THE-LEVITATION-HEXFormed in 2010 in Canberra, Australia, The Levitation Hex cite themselves as a retro-inspired death and thrash metal band. Citing influences along the classic prog and psychedelic style sound but delivered with the more metallic edge of the 80’s onwards for heavier music, the four piece say that they are a band who are not for people who already have preconceived notions of how music ‘should sound’. Seems like it could be interesting given my like for experimental approaches in music, but with the wide ranges of influences, particularly blending retro rock with thrash and death metal does seem a touch too experimental and ambitious. Anyway, let’s get on with it.

From the off, the retro influence in this album is clear in the bands rhythmic approach. That energetic pounding drumbeat which starts “Disrate” would presumably be followed by some thick and dirty fuzz laden guitars bringing forth gratuitous groove, but instead, a familiar sound, that of a low tuned guitar rips in instead with that ‘hollow’ chunk sound. Bordering more on deathy thrash than retro now, it has an interesting feel to it, like Fu Manch meeting Fear Factory in terms of sound and style with some classic rock vibes as an influence.

It doesn’t skimp on the volume either, whether it’s the loud and aggressive hardcore styled vocal growl and shouts or the epic backing samples adding depth, the intense sound of the guitar, bass and drums remains the same throughout the album. It has some strange djent like moments in tracks like “Energy Refund” and some less hammering moments in “Amygdala”, showing some melody, but the album doesn’t really spring to life until you hit track number five, “Sleeping Synapse”. With a massive, thunderous tone, fast pace and real intensity, it serves as a wakeup call, showing the thrash edge to the groove which has ran throughout the album. “Buried In A World” is gratuitous with its infectious groove and comes close to that retro rock influence the presser highlighted with the chugging rhythm and bouncy main riff, whilst “Hipokritikill” brings a slight progressive edge but that is all what really stands out.

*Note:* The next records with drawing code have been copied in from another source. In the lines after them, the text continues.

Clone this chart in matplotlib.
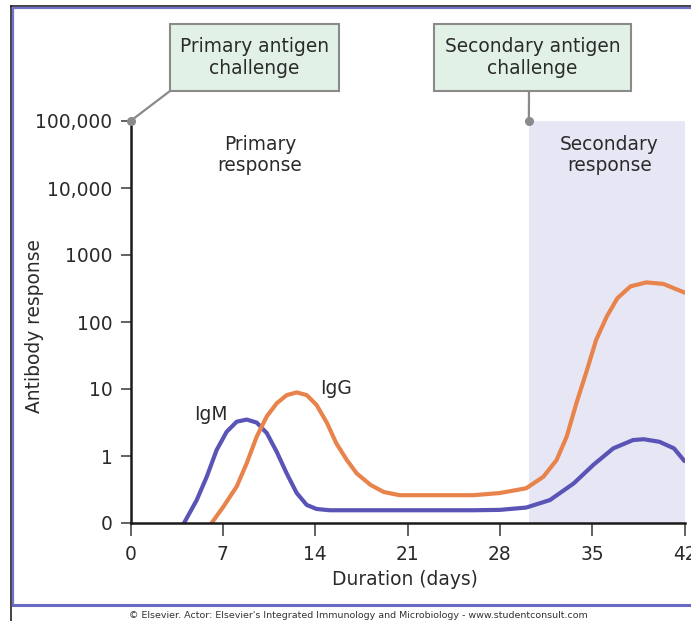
"""
Primary vs secondary antibody response (IgM / IgG) on a log axis
"""

import numpy as np
import matplotlib.pyplot as plt
from matplotlib.patches import Rectangle, ConnectionPatch
from matplotlib.lines import Line2D

# ---- data ----
igm_days = [4.06, 5.02, 5.78, 6.53, 7.29, 8.05, 8.81, 9.57, 10.33, 11.08, 11.84,
            12.6, 13.36, 14.1, 15.1, 20.4, 26.0, 28.0, 30.0, 31.8, 33.6, 35.1,
            36.6, 38.1, 38.9, 40.1, 41.2, 42.0]
igm_vals = [0.1, 0.22, 0.49, 1.23, 2.3, 3.25, 3.5, 3.15, 2.2, 1.16, 0.55,
            0.28, 0.186, 0.162, 0.155, 0.155, 0.155, 0.157, 0.17, 0.22, 0.39, 0.74,
            1.3, 1.73, 1.78, 1.63, 1.3, 0.84]

igg_days = [6.15, 7.04, 8.05, 8.81, 9.57, 10.33, 11.08, 11.84, 12.6, 13.36, 14.1,
            14.9, 15.6, 16.4, 17.15, 18.2, 19.2, 20.4, 26.0, 28.0, 30.0, 31.3,
            32.3, 33.07, 33.8, 34.6, 35.3, 36.1, 36.9, 37.9, 39.1, 40.4, 42.0]
igg_vals = [0.1, 0.175, 0.35, 0.78, 1.95, 3.9, 6.1, 8.1, 8.9, 8.1, 5.8,
            3.1, 1.55, 0.87, 0.55, 0.37, 0.29, 0.26, 0.26, 0.28, 0.33, 0.49,
            0.87, 1.95, 6.1, 19, 54, 120, 225, 340, 390, 370, 275]

primary_day = 0.0
secondary_day = 30.2
x_ticks = [0, 7, 14, 21, 28, 35, 42]
y_ticks = [0.1, 1, 10, 100, 1000, 10000, 100000]
y_tick_labels = ['0', '1', '10', '100', '1000', '10,000', '100,000']

IGM_COLOR = '#5a54b6'
IGG_COLOR = '#e9834c'
SHADE = '#e7e6f4'
BOX_FILL = '#e2f1e5'
GREY = '#8a8a8a'
TXT = '#2a2a2a'
FS = 13.4

plt.rcParams['font.family'] = 'DejaVu Sans'

W, H = 691, 621
fig = plt.figure(figsize=(W / 100, H / 100), dpi=100)
ax = fig.add_axes([130.5 / W, 1 - 523 / H, 554 / W, 402 / H])

ax.set_yscale('log')
ax.set_xlim(0, 42)
ax.set_ylim(0.1, 100000)

# secondary response shading
ax.axvspan(secondary_day, 42, color=SHADE, lw=0, zorder=0)

ax.plot(igm_days, igm_vals, color=IGM_COLOR, lw=3.0, solid_capstyle='round',
        solid_joinstyle='round', zorder=3)
ax.plot(igg_days, igg_vals, color=IGG_COLOR, lw=3.0, solid_capstyle='round',
        solid_joinstyle='round', zorder=3)

for s in ['top', 'right']:
    ax.spines[s].set_visible(False)
for s in ['left', 'bottom']:
    ax.spines[s].set_linewidth(1.8)
    ax.spines[s].set_color('#1a1a1a')
    ax.spines[s].set_zorder(4)

ax.set_xticks(x_ticks)
ax.set_xticklabels([str(t) for t in x_ticks])
ax.set_yticks(y_ticks)
ax.set_yticklabels(y_tick_labels)
ax.yaxis.set_minor_locator(plt.NullLocator())
ax.tick_params(axis='x', length=9.5, width=1.3, color='#555555', pad=6,
               labelsize=FS, labelcolor=TXT)
ax.tick_params(axis='y', length=7, width=1.3, color='#555555', pad=6,
               labelsize=FS, labelcolor=TXT)

ax.set_xlabel('Duration (days)', fontsize=FS, color=TXT)
ax.xaxis.set_label_coords(0.496, -0.117)
ax.set_ylabel('Antibody response', fontsize=FS, color=TXT)
ax.yaxis.set_label_coords(-0.156, 0.49)

# in-plot labels
ax.text(9.8, 10 ** 4.49, 'Primary\nresponse', ha='center', va='center',
        fontsize=FS, color=TXT, linespacing=1.15)
ax.text(36.3, 10 ** 4.49, 'Secondary\nresponse', ha='center', va='center',
        fontsize=FS, color=TXT, linespacing=1.15)
ax.text(6.1, 4.2, 'IgM', ha='center', va='center', fontsize=FS, color=TXT)
ax.text(15.6, 10.3, 'IgG', ha='center', va='center', fontsize=FS, color=TXT)


def challenge_box(x0, x1, y0, y1, label, anchor_px, day):
    """Green callout box in figure pixels tied to a point on the top of the axis"""
    rect = Rectangle((x0 / W, 1 - y1 / H), (x1 - x0) / W, (y1 - y0) / H,
                     transform=fig.transFigure, facecolor=BOX_FILL,
                     edgecolor=GREY, lw=1.5, zorder=5)
    fig.add_artist(rect)
    fig.text((x0 + x1) / 2 / W, 1 - (y0 + y1) / 2 / H, label, ha='center',
             va='center', fontsize=FS, color=TXT, linespacing=1.15, zorder=6)
    con = ConnectionPatch(xyA=(anchor_px[0], H - anchor_px[1]), coordsA='figure pixels',
                          xyB=(day, 100000), coordsB='data', axesB=ax,
                          color=GREY, lw=1.6, zorder=5)
    fig.add_artist(con)
    ax.plot([day], [100000], 'o', color=GREY, ms=5.5, clip_on=False, zorder=6)


challenge_box(170, 339, 24, 91, 'Primary antigen\nchallenge', (170, 91), primary_day)
challenge_box(434, 631, 24, 91, 'Secondary antigen\nchallenge', (529, 91), secondary_day)

# page frame
fig.add_artist(Line2D([11 / W, 11 / W], [0, 1 - 6 / H], transform=fig.transFigure,
                      color='#222222', lw=1.2))
fig.add_artist(Line2D([11 / W, 1], [1 - 6 / H, 1 - 6 / H], transform=fig.transFigure,
                      color='#222222', lw=1.2))
fig.add_artist(Line2D([13.5 / W, 13.5 / W, 1], [1 - 605 / H, 1 - 8 / H, 1 - 8 / H],
                      transform=fig.transFigure, color='#7272c8', lw=1.6))
fig.add_artist(Line2D([13.5 / W, 1], [1 - 605 / H, 1 - 605 / H],
                      transform=fig.transFigure, color='#6a6ac4', lw=2.2))

fig.text(358 / W, 1 - 615 / H,
         "\u00a9 Elsevier. Actor: Elsevier's Integrated Immunology and Microbiology - www.studentconsult.com",
         ha='center', va='center', fontsize=6.8, color='#333333')

fig.savefig('out.png', dpi=100)
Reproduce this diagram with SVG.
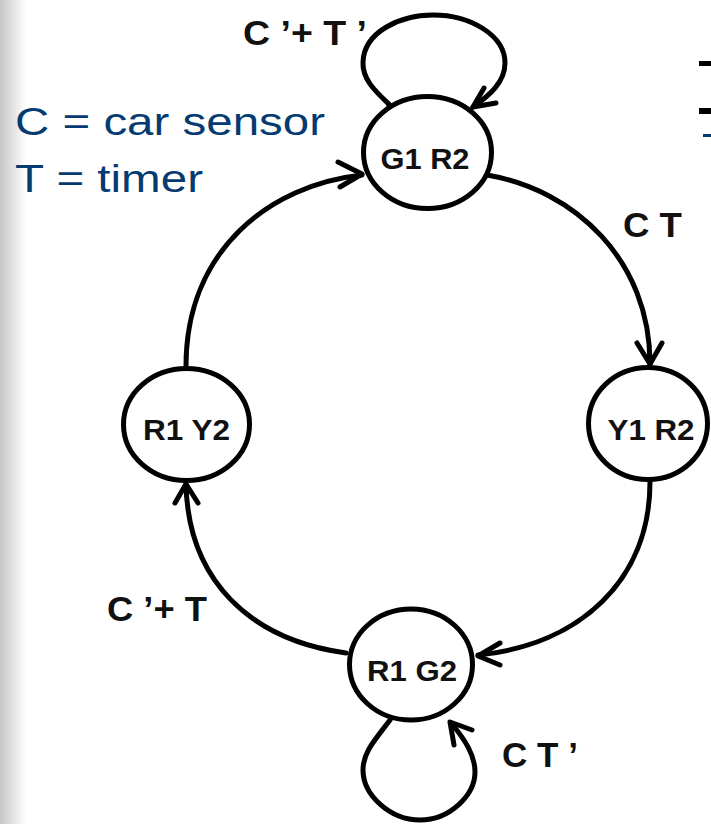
<svg xmlns="http://www.w3.org/2000/svg" width="711" height="824" viewBox="0 0 711 824">
<defs>
<linearGradient id="edge" x1="0" y1="0" x2="1" y2="0">
<stop offset="0" stop-color="#c6c6c6"/>
<stop offset="1" stop-color="#ffffff"/>
</linearGradient>
<style>
.node{fill:#fff;stroke:#000;stroke-width:5}
.nl{font-family:"Liberation Sans",Arial,sans-serif;font-weight:bold;font-size:29px;fill:#111;text-anchor:middle}
.el{font-family:"Liberation Sans",Arial,sans-serif;font-weight:bold;font-size:35px;fill:#111}
.leg{font-family:"Liberation Sans",Arial,sans-serif;font-size:38px;fill:#053b70}
.c{fill:none;stroke:#000;stroke-width:5;stroke-linecap:round;stroke-linejoin:round}
</style>
</defs>
<rect x="0" y="0" width="711" height="824" fill="#fff"/>
<rect x="0" y="0" width="26" height="824" fill="url(#edge)"/>
<rect x="699" y="61" width="12" height="5" fill="#000"/>
<rect x="699" y="108" width="12" height="6" fill="#000"/>
<rect x="703" y="134" width="8" height="3" fill="#053b70"/>

<g id="legend">
<text class="leg" x="15" y="135" textLength="310" lengthAdjust="spacingAndGlyphs">C = car sensor</text>
<text class="leg" x="15" y="192" textLength="188" lengthAdjust="spacingAndGlyphs">T = timer</text>
</g>

<g id="connectors">
<path class="c" d="M487,175 C575,190 650,260 650,364"/>
<polyline class="c" points="637,343 650,364 662,343"/>
<path class="c" d="M650,482 C650,580 580,645 478,655"/>
<polyline class="c" points="500,643 478,656 500,665"/>
<path class="c" d="M346,653 C250,640 188,580 186,484"/>
<polyline class="c" points="175,503 186,484 198,503"/>
<path class="c" d="M186,366 C186,250 270,185 362,175"/>
<polyline class="c" points="338,162 362,174 340,187"/>
<path class="c" d="M395,110 C380,95 362,82 363,62 C364,32 400,15 433,15 C470,15 505,35 505,63 C505,82 490,95 473,107"/>
<line class="c" x1="389" y1="106" x2="399" y2="113"/>
<polyline class="c" points="484,88 473,107 496,103"/>
<path class="c" d="M390,720 C375,740 363,752 363,770 C363,795 390,820 420,820 C450,820 475,795 475,772 C475,755 465,740 452,724"/>
<polyline class="c" points="454,745 450,722 472,730"/>
<text class="el" x="243" y="45" font-size="30" textLength="124" lengthAdjust="spacingAndGlyphs">C ’+ T ’</text>
<text class="el" x="623" y="237" textLength="59" lengthAdjust="spacingAndGlyphs">C T</text>
<text class="el" x="107" y="621" textLength="100" lengthAdjust="spacingAndGlyphs">C ’+ T</text>
<text class="el" x="502" y="767" textLength="76" lengthAdjust="spacingAndGlyphs">C T ’</text>
</g>

<g id="G1R2">
<ellipse class="node" cx="427.5" cy="152.5" rx="64" ry="56"/>
<text class="nl" x="425" y="169" textLength="89" lengthAdjust="spacingAndGlyphs">G1 R2</text>
</g>
<g id="Y1R2">
<ellipse class="node" cx="648" cy="423.5" rx="59.5" ry="56"/>
<text class="nl" x="651" y="440" textLength="87" lengthAdjust="spacingAndGlyphs">Y1 R2</text>
</g>
<g id="R1Y2">
<ellipse class="node" cx="186.5" cy="424.5" rx="63" ry="56"/>
<text class="nl" x="186.5" y="440" textLength="87" lengthAdjust="spacingAndGlyphs">R1 Y2</text>
</g>
<g id="R1G2">
<ellipse class="node" cx="411" cy="664.5" rx="61.5" ry="55.5"/>
<text class="nl" x="412" y="681" textLength="90" lengthAdjust="spacingAndGlyphs">R1 G2</text>
</g>
</svg>
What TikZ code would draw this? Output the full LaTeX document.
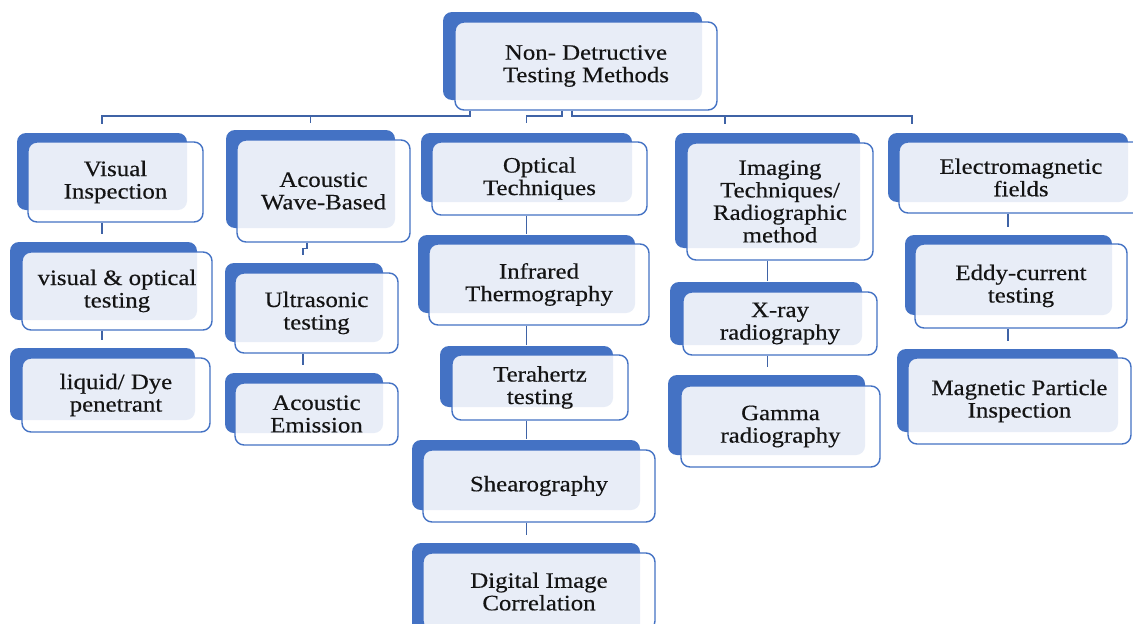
\documentclass[tikz,border=0pt]{standalone}
\usepackage{fontspec}
\setmainfont{Liberation Serif}[FakeStretch=1.13,FakeBold=0.35]
\usetikzlibrary{fit,calc}
\definecolor{nblue}{HTML}{4472C4}
\definecolor{lblue}{HTML}{3F63A6}
\pgfdeclarelayer{bg}
\pgfsetlayers{bg,main}
\tikzset{
 backbox/.style={fill=nblue, draw=none, rounded corners=9pt, inner sep=0pt},
 frontbox/.style={fill=white, fill opacity=0.88, draw=nblue, line width=1.4pt,
   rounded corners=9pt, inner sep=0pt},
 txt/.style={align=center, inner sep=0pt, font=\fontsize{22}{22.5}\selectfont, text=black!92},
 conn/.style={draw=lblue, line width=1.4pt}
}
\newcommand\tbox[6]{\node[backbox, fit={#2 #3}] (#1b) {}; \node[frontbox, fit={#4 #5}] (#1) {}; \node[txt] (#1t) at (#1.center) {#6};}
\begin{document}
\begin{tikzpicture}[x=1pt,y=-1pt]
\useasboundingbox (0,0) rectangle (1133,624);
% boxes
\tbox{root}{(443,12)}{(702,100)}{(455,22)}{(717,110)}{Non- Detructive\\Testing Methods}
\tbox{vis}{(17,133)}{(187,210)}{(28,142)}{(203,222)}{Visual\\Inspection}
\tbox{visA}{(10,242)}{(197,320)}{(22,252)}{(212,330)}{visual \& optical\\testing}
\tbox{visB}{(10,348)}{(195,420)}{(22,358)}{(210,432)}{liquid/ Dye\\penetrant}
\tbox{ac}{(226,130)}{(395,228)}{(237,140)}{(410,242)}{Acoustic\\Wave-Based}
\tbox{acA}{(225,263)}{(383,342)}{(235,273)}{(398,353)}{Ultrasonic\\testing}
\tbox{acB}{(225,373)}{(383,433)}{(235,383)}{(398,445)}{Acoustic\\Emission}
\tbox{op}{(421,133)}{(632,202)}{(432,142)}{(647,215)}{Optical\\Techniques}
\tbox{opA}{(418,235)}{(635,313)}{(429,244)}{(649,325)}{Infrared\\Thermography}
\tbox{opB}{(440,346)}{(613,407)}{(452,355)}{(628,420)}{Terahertz\\testing}
\tbox{opC}{(412,440)}{(640,510)}{(423,450)}{(655,522)}{Shearography}
\tbox{opD}{(412,543)}{(640,640)}{(423,553)}{(655,630)}{Digital Image\\Correlation}
\tbox{im}{(675,133)}{(860,248)}{(687,143)}{(873,260)}{Imaging\\Techniques/\\Radiographic\\method}
\tbox{imA}{(670,282)}{(862,345)}{(683,292)}{(877,355)}{X-ray\\radiography}
\tbox{imB}{(668,375)}{(865,455)}{(681,386)}{(880,467)}{Gamma\\radiography}
\tbox{em}{(888,133)}{(1128,202)}{(899,142)}{(1143,213)}{Electromagnetic\\fields}
\tbox{emA}{(905,235)}{(1112,315)}{(915,244)}{(1127,328)}{Eddy-current\\testing}
\tbox{emB}{(897,349)}{(1118,432)}{(908,358)}{(1131,444)}{Magnetic Particle\\Inspection}
% connectors
\begin{pgfonlayer}{bg}
\fill[white] (0,0) rectangle (1133,624);
\coordinate (bus) at (0,116);
\draw[conn] (root.south -| 470,0) |- (bus -| visb.north) -- ++(0,8);
\draw[conn] (root.south -| 470,0) |- (bus -| acb.north) -- ++(0,7);
\draw[conn] (root.south -| 562,0) |- (bus -| opb.north) -- ++(0,7);
\draw[conn] (root.south -| 572,0) |- (bus -| 725,0) -- ++(0,8);
\draw[conn] (root.south -| 572,0) |- (bus -| 912,0) -- ++(0,8);
% chains
\draw[conn] (vis.south -| visb.north) -- ($(visAb.north -| visb.north)+(0,-8)$);
\draw[conn] (visA.south -| visb.north) -- ($(visBb.north -| visb.north)+(0,-8)$);
\draw[conn] (ac.south -| 307,0) -- ++(0,6) -- ++(-4,0) -- ($(acAb.north -| 303,0)+(0,-8)$);
\draw[conn] (acA.south -| 303,0) -- ($(acBb.north -| 303,0)+(0,-8)$);
\draw[conn] (op.south -| opb.north) -- ($(opAb.north -| opb.north)+(0,-1)$);
\draw[conn] (opA.south -| opb.north) -- ($(opBb.north -| opb.north)+(0,-1)$);
\draw[conn] (opB.south -| opb.north) -- ($(opCb.north -| opb.north)+(0,-1)$);
\draw[conn] (opC.south -| opb.north) -- ($(opDb.north -| opb.north)+(0,-8)$);
\draw[conn] (im.south -| imb.north) -- ($(imAb.north -| imb.north)+(0,-1)$);
\draw[conn] (imA.south -| imb.north) -- ($(imBb.north -| imb.north)+(0,-8)$);
\draw[conn] (em.south -| emb.north) -- ($(emAb.north -| emb.north)+(0,-8)$);
\draw[conn] (emA.south -| emb.north) -- ($(emBb.north -| emb.north)+(0,-8)$);
\end{pgfonlayer}
\end{tikzpicture}
\end{document}
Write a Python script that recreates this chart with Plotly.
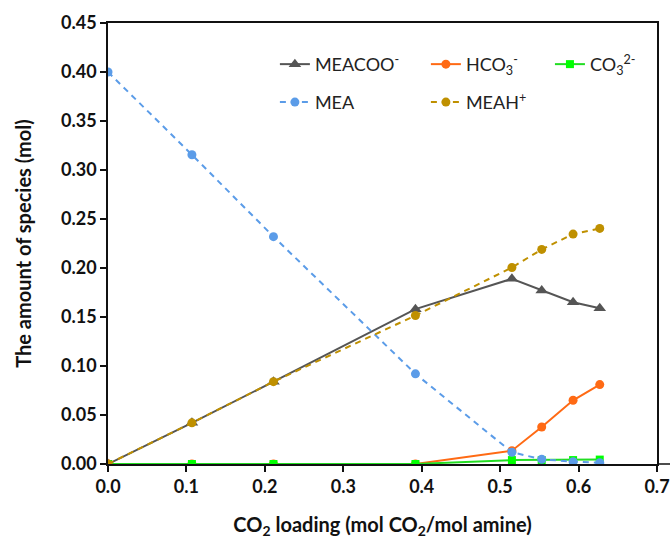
import plotly.graph_objects as go

loading = [0.0, 0.107, 0.211, 0.392, 0.515, 0.553, 0.593, 0.627]
meacoo = [0.0, 0.042, 0.084, 0.158, 0.189, 0.177, 0.165, 0.159]
hco3 = [0.0, 0.0, 0.0, 0.0, 0.0136, 0.0378, 0.065, 0.081]
co3 = [0.0, 0.0, 0.0, 0.0, 0.004, 0.004, 0.004, 0.0045]
mea = [0.4, 0.3156, 0.232, 0.092, 0.012, 0.0048, 0.0024, 0.0013]
meah = [0.0, 0.042, 0.084, 0.1515, 0.2005, 0.219, 0.2346, 0.2404]

FONT = "Lato"

fig = go.Figure()
fig.add_trace(go.Scatter(x=loading, y=meacoo, mode="lines+markers", name="MEACOO<sup>-</sup>",
                         line=dict(color="#555555", width=2),
                         marker=dict(symbol="triangle-up", size=11, color="#555555"),
                         legend="legend"))
fig.add_trace(go.Scatter(x=loading, y=hco3, mode="lines+markers", name="HCO<sub>3</sub><sup>-</sup>",
                         line=dict(color="#ff6a14", width=2),
                         marker=dict(symbol="circle", size=9, color="#ff6a14"),
                         legend="legend"))
fig.add_trace(go.Scatter(x=loading, y=co3, mode="lines+markers", name="CO<sub>3</sub><sup>2-</sup>",
                         line=dict(color="#22dd22", width=2),
                         marker=dict(symbol="square", size=8, color="#00ff00"),
                         legend="legend3"))
fig.add_trace(go.Scatter(x=loading, y=mea, mode="lines+markers", name="MEA",
                         line=dict(color="#5b9ce8", width=2, dash="6px,5px"),
                         marker=dict(symbol="circle", size=9, color="#5b9ce8"),
                         legend="legend2"))
fig.add_trace(go.Scatter(x=loading, y=meah, mode="lines+markers", name="MEAH<sup>+</sup>",
                         line=dict(color="#bf9000", width=2, dash="6px,5px"),
                         marker=dict(symbol="circle", size=9, color="#bf9000"),
                         legend="legend2"))

legend_common = dict(orientation="h", xanchor="left", yanchor="top",
                     font=dict(family=FONT, size=18, color="#222222"),
                     bgcolor="rgba(0,0,0,0)", entrywidthmode="pixels",
                     tracegroupgap=0, itemwidth=30)

fig.update_layout(
    width=670, height=539,
    margin=dict(l=108, r=13, t=23, b=75),
    paper_bgcolor="white", plot_bgcolor="white",
    showlegend=True,
    legend=dict(x=0.304, y=0.948, entrywidth=106, **legend_common),
    legend3=dict(x=0.805, y=0.948, entrywidth=0, **legend_common),
    legend2=dict(x=0.304, y=0.862, entrywidth=106, **legend_common),
    font=dict(family=FONT, color="#111111"),
    xaxis=dict(range=[0, 0.7], dtick=0.1, tickformat=".1f", automargin=False,
               showline=True, linecolor="#111111", linewidth=1.5, mirror=True,
               ticks="outside", ticklen=6, tickwidth=1.5, tickcolor="#111111",
               showgrid=False, zeroline=False,
               tickfont=dict(family=FONT, size=18, color="#111111", weight="bold"),
               title=dict(text="CO<sub>2</sub> loading (mol CO<sub>2</sub>/mol amine)",
                          font=dict(family=FONT, size=20, color="#111111", weight="bold"),
                          standoff=22)),
    yaxis=dict(range=[0, 0.45], dtick=0.05, tickformat=".2f", automargin=False,
               showline=True, linecolor="#111111", linewidth=1.5, mirror=True,
               ticks="outside", ticklen=6, tickwidth=1.5, tickcolor="#111111",
               showgrid=False, zeroline=False,
               tickfont=dict(family=FONT, size=18, color="#111111", weight="bold"),
               title=dict(text="The amount of species (mol)",
                          font=dict(family=FONT, size=20, color="#111111", weight="bold"),
                          standoff=24)),
    shapes=[dict(type="line", xref="paper", yref="paper", x0=1, x1=1.03, y0=0, y1=0,
                 line=dict(color="#111111", width=1.5))],
)

fig.write_html("out.html")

Whilst the variety of influences and sounds brought forward do seem intriguing, in execution, the way they are brought together and delivered, it just doesn’t work that well. The hardcore styled vocals with the thrash and death metal sound works, but the retro-undercurrent goes totally the opposite way, sabotaging the sound. The grooves are good, but the delivery doesn’t match what you would expect, leading me to wonder what would have came from this album if the band opted for a more classic metal undercurrent instead of the retro styled approach cited earlier.

In all, It could be a lot better, “Cohesion” is rather misleading as a title given how it is anything but… But on the flip side, the irony of the title and the musical content did bring a slight smirk to my face. Ultimately, it’s nothing special.